*Task input*:
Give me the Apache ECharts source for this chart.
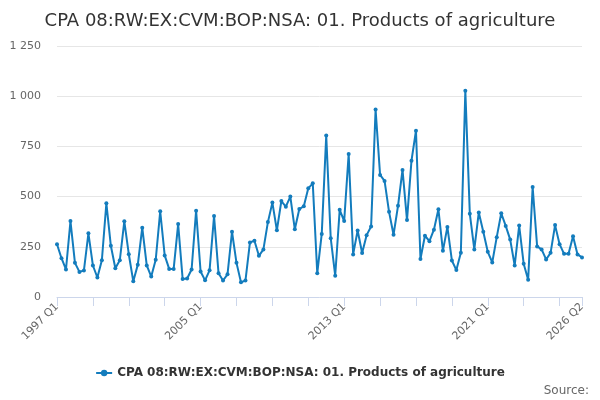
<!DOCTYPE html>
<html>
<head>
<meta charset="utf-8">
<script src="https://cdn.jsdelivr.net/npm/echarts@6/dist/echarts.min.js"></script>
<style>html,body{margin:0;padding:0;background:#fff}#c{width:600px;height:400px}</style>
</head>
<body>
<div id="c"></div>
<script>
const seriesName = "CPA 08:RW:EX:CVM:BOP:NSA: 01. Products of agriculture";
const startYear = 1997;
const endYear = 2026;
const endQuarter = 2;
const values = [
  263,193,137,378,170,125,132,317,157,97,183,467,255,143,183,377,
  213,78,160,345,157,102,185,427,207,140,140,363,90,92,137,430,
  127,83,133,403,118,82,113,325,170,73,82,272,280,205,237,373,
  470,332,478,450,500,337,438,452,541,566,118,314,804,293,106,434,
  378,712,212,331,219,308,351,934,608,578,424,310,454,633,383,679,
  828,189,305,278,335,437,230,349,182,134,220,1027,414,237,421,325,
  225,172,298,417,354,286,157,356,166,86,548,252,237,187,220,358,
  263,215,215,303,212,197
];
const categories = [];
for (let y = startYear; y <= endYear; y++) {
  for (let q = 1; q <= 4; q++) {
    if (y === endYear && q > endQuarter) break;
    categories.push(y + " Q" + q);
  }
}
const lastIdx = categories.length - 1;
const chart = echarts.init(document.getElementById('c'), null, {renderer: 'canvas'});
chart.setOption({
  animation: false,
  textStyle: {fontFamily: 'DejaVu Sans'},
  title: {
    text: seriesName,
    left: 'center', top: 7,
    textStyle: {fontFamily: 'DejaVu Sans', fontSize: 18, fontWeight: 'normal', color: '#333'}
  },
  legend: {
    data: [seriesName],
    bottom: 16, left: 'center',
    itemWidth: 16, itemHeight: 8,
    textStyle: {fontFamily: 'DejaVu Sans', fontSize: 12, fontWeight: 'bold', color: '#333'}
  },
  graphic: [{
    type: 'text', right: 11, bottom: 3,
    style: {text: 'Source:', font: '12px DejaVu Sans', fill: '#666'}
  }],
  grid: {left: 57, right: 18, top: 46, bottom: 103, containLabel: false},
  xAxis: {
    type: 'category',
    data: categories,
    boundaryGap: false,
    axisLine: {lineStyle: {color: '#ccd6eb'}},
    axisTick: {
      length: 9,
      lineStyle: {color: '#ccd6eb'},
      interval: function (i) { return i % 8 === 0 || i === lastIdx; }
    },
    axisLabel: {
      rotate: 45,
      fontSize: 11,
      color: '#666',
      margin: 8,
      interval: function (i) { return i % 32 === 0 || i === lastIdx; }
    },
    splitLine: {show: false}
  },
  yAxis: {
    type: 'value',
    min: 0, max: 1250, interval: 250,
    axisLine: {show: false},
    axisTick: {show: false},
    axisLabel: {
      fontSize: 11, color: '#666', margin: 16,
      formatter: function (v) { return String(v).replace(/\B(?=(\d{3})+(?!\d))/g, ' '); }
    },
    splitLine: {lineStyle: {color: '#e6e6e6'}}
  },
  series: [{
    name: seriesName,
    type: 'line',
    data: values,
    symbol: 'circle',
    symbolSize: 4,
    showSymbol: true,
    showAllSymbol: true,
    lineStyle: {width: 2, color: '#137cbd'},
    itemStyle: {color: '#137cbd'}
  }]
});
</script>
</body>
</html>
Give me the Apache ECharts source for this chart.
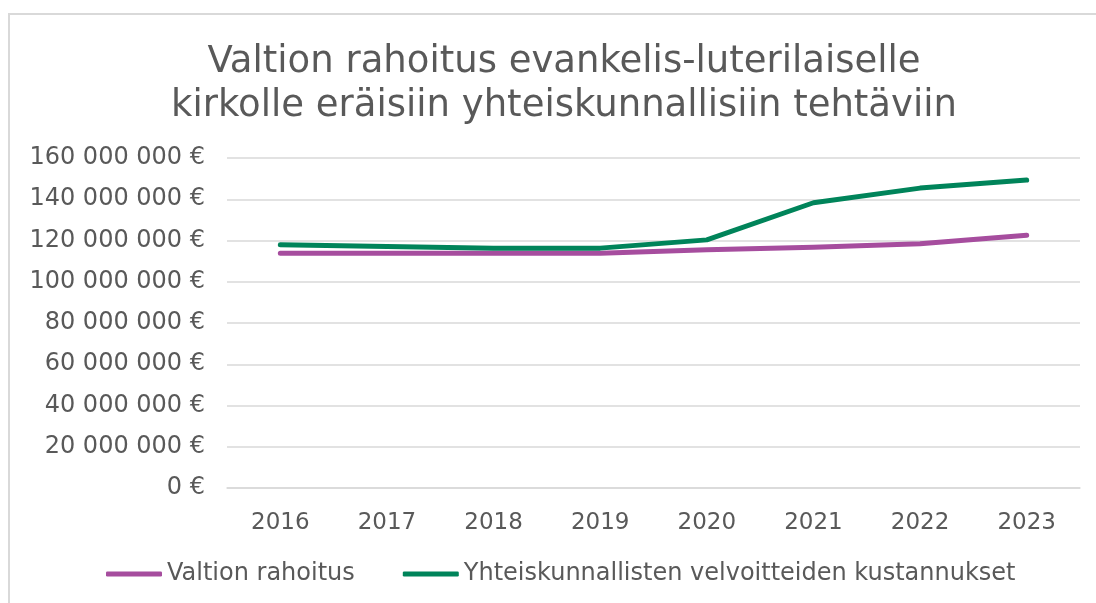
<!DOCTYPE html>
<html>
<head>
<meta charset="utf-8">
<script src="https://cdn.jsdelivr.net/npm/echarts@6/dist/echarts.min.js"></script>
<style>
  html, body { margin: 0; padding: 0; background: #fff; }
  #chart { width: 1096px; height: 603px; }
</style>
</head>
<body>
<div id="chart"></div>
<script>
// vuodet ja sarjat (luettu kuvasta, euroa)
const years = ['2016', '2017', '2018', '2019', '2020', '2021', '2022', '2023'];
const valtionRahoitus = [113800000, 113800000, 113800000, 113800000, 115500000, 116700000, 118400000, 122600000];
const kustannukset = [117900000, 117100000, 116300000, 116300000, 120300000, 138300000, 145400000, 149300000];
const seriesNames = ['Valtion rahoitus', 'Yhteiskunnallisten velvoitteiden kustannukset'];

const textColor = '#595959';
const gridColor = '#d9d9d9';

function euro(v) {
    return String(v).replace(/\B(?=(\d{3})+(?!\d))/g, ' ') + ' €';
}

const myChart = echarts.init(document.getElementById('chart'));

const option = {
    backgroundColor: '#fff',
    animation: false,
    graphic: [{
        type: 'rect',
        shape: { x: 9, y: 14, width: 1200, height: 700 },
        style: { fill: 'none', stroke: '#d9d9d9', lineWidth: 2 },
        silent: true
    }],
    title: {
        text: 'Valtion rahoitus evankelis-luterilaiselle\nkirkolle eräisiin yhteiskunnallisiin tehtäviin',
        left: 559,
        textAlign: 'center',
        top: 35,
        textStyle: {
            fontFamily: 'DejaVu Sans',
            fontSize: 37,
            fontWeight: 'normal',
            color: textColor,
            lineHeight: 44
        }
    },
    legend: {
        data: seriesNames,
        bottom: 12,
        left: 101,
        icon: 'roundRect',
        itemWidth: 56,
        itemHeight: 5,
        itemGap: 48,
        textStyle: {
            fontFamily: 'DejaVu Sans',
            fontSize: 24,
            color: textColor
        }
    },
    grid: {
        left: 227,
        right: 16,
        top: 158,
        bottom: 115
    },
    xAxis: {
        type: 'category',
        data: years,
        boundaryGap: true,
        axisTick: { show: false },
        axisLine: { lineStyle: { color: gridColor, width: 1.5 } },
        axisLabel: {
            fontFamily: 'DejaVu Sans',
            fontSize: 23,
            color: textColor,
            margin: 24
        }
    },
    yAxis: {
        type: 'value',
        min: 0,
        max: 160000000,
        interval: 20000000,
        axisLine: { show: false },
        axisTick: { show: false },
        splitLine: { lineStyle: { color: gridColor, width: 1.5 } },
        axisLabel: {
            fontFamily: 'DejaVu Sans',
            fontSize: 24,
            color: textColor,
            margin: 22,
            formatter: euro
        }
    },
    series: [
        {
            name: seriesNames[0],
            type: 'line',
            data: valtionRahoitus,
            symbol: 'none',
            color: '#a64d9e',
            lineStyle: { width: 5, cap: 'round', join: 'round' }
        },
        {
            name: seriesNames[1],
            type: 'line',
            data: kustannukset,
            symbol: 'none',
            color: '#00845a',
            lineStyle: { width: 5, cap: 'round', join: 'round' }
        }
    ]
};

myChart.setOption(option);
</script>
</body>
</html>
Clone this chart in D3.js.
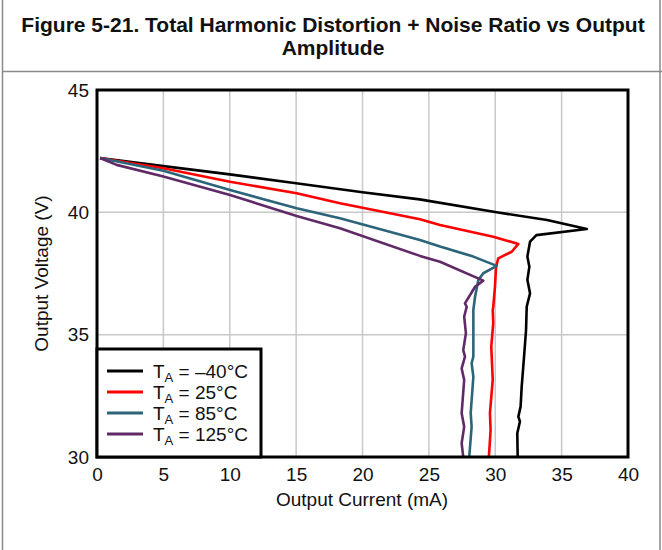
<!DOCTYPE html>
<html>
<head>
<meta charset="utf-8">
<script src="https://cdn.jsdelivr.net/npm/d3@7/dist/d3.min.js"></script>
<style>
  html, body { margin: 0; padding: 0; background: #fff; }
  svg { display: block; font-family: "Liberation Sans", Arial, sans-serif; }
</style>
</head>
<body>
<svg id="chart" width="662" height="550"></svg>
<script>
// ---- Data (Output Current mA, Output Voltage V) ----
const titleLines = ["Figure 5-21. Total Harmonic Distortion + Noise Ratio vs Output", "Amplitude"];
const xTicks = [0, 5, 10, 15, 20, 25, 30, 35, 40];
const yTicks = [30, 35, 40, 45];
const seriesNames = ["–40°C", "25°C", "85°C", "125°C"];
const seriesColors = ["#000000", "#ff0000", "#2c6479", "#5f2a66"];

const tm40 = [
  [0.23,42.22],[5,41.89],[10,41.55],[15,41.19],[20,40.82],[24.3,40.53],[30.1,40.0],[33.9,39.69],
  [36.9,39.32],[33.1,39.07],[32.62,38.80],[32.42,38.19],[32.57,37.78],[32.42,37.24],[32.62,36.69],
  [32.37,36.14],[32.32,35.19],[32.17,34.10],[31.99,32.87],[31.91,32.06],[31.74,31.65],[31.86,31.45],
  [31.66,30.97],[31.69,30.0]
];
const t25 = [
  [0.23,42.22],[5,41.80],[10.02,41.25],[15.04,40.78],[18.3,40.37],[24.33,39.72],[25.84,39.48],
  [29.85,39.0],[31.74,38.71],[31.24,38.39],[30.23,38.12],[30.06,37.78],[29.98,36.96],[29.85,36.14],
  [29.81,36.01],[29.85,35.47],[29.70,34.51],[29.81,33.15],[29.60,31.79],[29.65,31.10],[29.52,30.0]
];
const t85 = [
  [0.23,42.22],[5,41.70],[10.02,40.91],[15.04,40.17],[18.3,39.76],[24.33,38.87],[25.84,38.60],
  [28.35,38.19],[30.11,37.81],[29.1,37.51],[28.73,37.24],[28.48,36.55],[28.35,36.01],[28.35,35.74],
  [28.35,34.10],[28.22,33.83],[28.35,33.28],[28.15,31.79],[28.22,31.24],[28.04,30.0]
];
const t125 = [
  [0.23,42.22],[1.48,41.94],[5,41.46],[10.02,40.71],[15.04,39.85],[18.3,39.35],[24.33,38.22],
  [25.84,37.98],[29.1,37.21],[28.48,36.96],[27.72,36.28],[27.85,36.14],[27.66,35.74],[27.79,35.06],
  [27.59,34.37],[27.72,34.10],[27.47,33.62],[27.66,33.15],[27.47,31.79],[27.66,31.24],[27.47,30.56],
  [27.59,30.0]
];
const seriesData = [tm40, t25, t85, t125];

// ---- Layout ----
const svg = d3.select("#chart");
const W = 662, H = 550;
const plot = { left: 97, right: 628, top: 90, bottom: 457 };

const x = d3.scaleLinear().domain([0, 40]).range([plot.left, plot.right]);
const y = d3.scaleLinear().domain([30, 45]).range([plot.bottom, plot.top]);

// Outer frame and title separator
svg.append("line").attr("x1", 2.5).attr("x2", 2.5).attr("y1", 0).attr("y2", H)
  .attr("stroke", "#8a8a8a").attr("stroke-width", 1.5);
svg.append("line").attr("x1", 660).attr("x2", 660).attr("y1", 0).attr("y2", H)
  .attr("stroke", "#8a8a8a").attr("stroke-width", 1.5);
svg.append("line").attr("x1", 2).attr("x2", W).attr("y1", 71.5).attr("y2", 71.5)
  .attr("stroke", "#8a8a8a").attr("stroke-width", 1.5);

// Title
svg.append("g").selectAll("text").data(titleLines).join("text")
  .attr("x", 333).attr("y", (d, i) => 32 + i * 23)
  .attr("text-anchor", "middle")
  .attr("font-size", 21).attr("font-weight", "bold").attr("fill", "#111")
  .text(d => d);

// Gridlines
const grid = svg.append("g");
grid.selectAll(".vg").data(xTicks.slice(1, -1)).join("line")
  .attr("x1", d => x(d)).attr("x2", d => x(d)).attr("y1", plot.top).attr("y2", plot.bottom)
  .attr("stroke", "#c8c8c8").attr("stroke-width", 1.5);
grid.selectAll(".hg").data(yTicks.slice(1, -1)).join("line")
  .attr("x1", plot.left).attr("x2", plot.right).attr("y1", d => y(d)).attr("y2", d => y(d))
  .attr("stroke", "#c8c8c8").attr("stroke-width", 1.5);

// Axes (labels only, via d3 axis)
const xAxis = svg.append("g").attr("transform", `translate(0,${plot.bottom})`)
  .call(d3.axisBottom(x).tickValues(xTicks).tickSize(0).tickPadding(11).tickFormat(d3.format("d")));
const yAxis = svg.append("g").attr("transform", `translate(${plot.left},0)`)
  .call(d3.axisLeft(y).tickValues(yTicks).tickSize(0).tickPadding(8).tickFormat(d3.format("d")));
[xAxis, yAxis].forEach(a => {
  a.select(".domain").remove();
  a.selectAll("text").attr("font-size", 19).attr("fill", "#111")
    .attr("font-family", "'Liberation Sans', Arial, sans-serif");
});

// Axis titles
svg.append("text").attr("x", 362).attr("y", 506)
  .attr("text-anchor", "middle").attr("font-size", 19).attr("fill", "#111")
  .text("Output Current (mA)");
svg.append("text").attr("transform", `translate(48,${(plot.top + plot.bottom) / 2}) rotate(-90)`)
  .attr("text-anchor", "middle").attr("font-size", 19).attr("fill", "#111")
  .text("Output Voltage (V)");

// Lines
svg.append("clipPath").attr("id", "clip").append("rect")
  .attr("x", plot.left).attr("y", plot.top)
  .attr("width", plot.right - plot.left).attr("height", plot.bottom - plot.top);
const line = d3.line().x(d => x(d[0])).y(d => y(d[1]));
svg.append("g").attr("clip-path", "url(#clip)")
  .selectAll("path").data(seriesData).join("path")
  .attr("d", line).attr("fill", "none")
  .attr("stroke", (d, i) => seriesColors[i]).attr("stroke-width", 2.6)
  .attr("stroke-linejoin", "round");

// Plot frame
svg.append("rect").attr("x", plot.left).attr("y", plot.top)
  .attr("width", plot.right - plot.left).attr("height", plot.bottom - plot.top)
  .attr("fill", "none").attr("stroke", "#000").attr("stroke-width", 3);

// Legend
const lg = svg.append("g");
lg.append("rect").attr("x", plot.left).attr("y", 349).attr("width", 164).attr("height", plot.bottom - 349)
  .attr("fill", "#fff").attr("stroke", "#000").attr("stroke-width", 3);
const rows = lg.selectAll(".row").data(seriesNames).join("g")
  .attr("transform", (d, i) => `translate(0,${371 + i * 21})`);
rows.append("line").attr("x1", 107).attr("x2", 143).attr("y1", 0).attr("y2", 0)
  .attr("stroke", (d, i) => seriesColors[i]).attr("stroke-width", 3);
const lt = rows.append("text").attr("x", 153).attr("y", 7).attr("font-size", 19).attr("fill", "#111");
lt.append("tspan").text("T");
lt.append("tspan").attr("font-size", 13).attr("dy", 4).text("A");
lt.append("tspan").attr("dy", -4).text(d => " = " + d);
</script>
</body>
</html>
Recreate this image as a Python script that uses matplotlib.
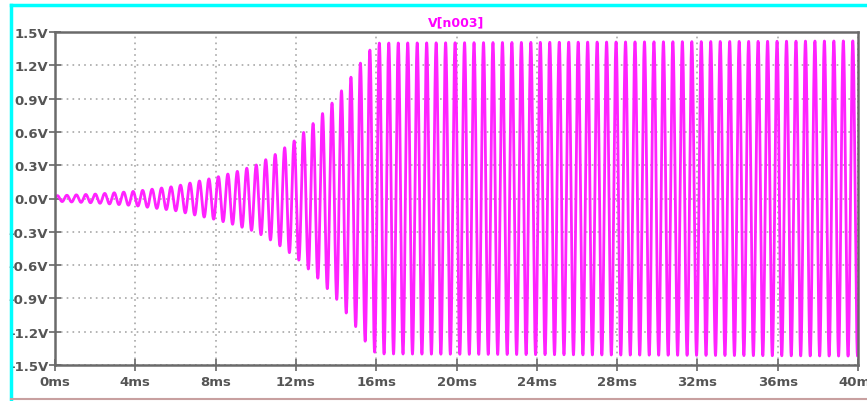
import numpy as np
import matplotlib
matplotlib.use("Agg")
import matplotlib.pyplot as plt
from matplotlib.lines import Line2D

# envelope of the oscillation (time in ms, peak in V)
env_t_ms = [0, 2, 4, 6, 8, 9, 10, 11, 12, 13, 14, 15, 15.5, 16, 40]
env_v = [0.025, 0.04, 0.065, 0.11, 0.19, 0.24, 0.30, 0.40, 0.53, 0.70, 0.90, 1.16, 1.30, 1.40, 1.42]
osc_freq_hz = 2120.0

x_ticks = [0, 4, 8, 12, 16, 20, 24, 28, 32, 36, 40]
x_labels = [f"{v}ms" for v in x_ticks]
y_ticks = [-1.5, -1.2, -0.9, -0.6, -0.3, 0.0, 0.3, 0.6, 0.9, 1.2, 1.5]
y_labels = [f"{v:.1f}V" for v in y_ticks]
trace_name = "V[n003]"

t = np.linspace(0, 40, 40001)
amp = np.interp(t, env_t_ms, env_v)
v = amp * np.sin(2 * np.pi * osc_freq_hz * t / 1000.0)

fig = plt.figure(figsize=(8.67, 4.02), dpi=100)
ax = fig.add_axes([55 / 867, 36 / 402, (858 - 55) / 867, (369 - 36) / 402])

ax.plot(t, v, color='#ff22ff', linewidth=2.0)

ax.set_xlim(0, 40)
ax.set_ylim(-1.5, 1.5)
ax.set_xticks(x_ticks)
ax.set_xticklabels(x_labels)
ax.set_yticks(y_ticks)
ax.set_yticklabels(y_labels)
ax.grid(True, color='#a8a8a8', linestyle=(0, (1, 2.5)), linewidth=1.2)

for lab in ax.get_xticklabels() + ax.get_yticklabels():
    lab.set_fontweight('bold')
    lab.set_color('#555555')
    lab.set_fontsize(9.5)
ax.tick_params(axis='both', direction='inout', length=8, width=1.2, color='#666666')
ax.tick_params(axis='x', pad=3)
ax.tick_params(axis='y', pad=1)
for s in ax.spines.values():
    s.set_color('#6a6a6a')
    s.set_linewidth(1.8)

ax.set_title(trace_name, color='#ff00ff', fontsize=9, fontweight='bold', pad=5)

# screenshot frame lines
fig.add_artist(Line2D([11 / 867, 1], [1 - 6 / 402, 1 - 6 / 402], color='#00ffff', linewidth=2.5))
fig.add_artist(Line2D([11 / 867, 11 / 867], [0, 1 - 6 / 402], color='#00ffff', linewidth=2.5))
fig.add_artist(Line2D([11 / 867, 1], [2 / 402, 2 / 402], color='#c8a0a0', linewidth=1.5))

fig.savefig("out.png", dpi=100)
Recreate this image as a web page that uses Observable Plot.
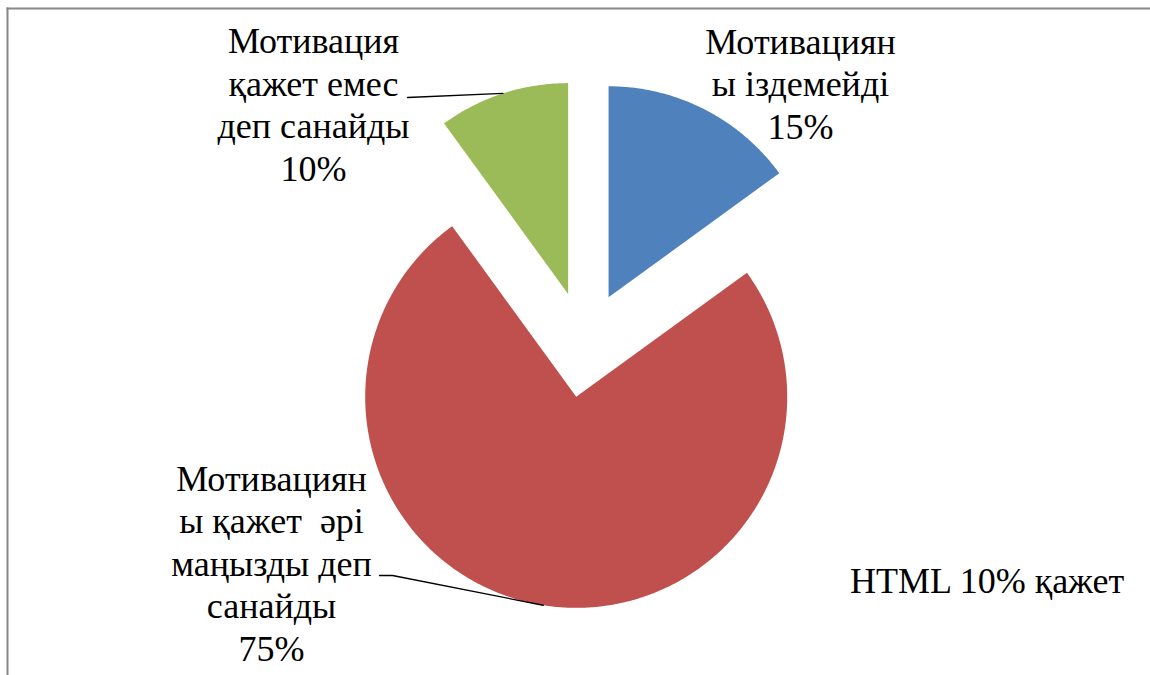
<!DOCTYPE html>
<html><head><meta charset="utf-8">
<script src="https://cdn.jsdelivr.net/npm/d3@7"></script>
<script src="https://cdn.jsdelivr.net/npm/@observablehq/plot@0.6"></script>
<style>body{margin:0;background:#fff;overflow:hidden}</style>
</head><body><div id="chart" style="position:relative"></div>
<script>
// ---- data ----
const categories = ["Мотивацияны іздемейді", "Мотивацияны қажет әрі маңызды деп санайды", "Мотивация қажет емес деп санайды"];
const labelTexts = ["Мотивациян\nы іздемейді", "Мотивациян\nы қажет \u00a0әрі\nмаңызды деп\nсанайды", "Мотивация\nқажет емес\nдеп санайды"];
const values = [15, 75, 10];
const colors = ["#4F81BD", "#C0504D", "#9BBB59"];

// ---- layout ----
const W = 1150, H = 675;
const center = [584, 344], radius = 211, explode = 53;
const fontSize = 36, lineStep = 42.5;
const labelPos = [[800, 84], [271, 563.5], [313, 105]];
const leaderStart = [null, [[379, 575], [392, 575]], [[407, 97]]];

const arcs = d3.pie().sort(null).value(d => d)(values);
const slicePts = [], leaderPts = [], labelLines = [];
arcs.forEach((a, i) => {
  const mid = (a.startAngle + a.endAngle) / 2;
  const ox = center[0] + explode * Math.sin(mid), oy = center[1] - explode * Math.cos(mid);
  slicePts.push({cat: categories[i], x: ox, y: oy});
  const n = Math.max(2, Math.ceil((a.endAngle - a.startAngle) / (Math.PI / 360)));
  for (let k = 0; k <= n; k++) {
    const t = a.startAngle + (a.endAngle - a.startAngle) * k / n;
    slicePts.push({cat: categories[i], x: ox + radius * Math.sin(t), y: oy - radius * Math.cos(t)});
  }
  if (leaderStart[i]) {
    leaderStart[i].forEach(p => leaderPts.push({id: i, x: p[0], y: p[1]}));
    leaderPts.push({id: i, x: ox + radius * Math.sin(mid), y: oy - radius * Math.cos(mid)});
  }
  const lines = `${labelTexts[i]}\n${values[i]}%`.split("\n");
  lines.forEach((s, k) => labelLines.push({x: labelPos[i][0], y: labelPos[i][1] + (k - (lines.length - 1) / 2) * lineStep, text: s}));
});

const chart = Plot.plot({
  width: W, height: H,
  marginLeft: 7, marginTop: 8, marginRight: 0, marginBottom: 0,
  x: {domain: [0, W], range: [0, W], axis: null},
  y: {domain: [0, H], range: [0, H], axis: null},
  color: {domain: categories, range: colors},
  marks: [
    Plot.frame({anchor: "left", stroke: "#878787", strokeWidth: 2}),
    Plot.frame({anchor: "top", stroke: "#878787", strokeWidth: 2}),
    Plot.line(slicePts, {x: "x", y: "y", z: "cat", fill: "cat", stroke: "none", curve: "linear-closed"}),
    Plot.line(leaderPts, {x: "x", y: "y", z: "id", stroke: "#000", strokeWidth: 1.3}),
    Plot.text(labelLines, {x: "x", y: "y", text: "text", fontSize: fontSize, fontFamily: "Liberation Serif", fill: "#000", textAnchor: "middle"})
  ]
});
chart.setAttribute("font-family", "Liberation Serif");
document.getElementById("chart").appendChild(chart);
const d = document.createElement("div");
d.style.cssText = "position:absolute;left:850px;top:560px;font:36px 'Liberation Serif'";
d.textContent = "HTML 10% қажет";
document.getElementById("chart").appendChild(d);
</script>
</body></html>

*Task instructions*: Repeat the lines above exactly, beginning with the one containing "Recreate this image as a web" and finishing with the one containing "575]], [[407, 97]]];". No pictures belong in the copy.

*Result for this exercise*:
Recreate this image as a web page that uses Observable Plot.
<!DOCTYPE html>
<html><head><meta charset="utf-8">
<script src="https://cdn.jsdelivr.net/npm/d3@7"></script>
<script src="https://cdn.jsdelivr.net/npm/@observablehq/plot@0.6"></script>
<style>body{margin:0;background:#fff;overflow:hidden}</style>
</head><body><div id="chart" style="position:relative"></div>
<script>
// ---- data ----
const categories = ["Мотивацияны іздемейді", "Мотивацияны қажет әрі маңызды деп санайды", "Мотивация қажет емес деп санайды"];
const labelTexts = ["Мотивациян\nы іздемейді", "Мотивациян\nы қажет \u00a0әрі\nмаңызды деп\nсанайды", "Мотивация\nқажет емес\nдеп санайды"];
const values = [15, 75, 10];
const colors = ["#4F81BD", "#C0504D", "#9BBB59"];

// ---- layout ----
const W = 1150, H = 675;
const center = [584, 344], radius = 211, explode = 53;
const fontSize = 36, lineStep = 42.5;
const labelPos = [[800, 84], [271, 563.5], [313, 105]];
const leaderStart = [null, [[379, 575], [392, 575]], [[407, 97]]];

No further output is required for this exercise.